● Data extract:
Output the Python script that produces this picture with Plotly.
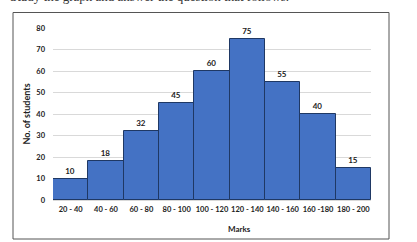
import plotly.graph_objects as go

categories = ["20 - 40", "40 - 60", "60 - 80", "80 - 100", "100 - 120",
              "120 - 140", "140 - 160", "160 -180", "180 - 200"]
students = [10, 18, 32, 45, 60, 75, 55, 40, 15]
y_ticks = [0, 10, 20, 30, 40, 50, 60, 70, 80]

W, H = 417, 242
L, R, T, B = 53, 46, 28, 42
ph = H - T - B
pw = W - L - R

def px_x(x):
    return (x - L) / pw

def px_y(y):
    return (H - B - y) / ph

fig = go.Figure(go.Bar(
    x=categories, y=students,
    marker=dict(color="#4472C4", line=dict(color="#1F3864", width=1)),
    text=[str(v) for v in students], textposition="outside",
    textfont=dict(family="Lato", size=8, color="#222222", weight="bold"),
    cliponaxis=False,
))

fig.update_layout(
    width=W, height=H,
    margin=dict(l=L, r=R, t=T, b=B),
    paper_bgcolor="white", plot_bgcolor="white",
    bargap=0, showlegend=False,
    xaxis=dict(showgrid=False, showline=False, ticks="",
               tickfont=dict(family="Lato", size=7.5, color="#222222", weight="bold"),
               ticklabelstandoff=3),
    yaxis=dict(range=[0, 80], tickvals=y_ticks, showgrid=True, gridcolor="#d9d9d9",
               gridwidth=1, zeroline=True, zerolinecolor="#d9d9d9", showline=False,
               tickfont=dict(family="Lato", size=7.5, color="#222222", weight="bold"),
               ticklabelstandoff=7,
               title=dict(text="No. of students", standoff=4,
                          font=dict(family="Lato", size=9, color="#222222", weight="bold"))),
    shapes=[dict(type="rect", xref="paper", yref="paper",
                 x0=px_x(13), x1=px_x(389), y0=px_y(239), y1=px_y(12.5),
                 line=dict(color="#555555", width=1), fillcolor="rgba(0,0,0,0)")],
    annotations=[
        dict(text="Marks", xref="paper", yref="paper", x=px_x(239), y=px_y(229),
             xanchor="center", yanchor="middle", showarrow=False,
             font=dict(family="Lato", size=8, color="#222222", weight="bold")),
        dict(text="Study the graph and answer the question that follows.",
             xref="paper", yref="paper", x=px_x(8), y=px_y(6),
             xanchor="left", yanchor="bottom", showarrow=False,
             font=dict(family="Liberation Serif", size=13, color="#333333")),
    ],
)

fig.write_html("out.html")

● Given exercise: Extract, word for word, each line from the top of the data down to and including the line with "import plotly.graph_objects as go"; skip the pictures.

● Exercise solution:
Output the Python script that produces this picture with Plotly.
import plotly.graph_objects as go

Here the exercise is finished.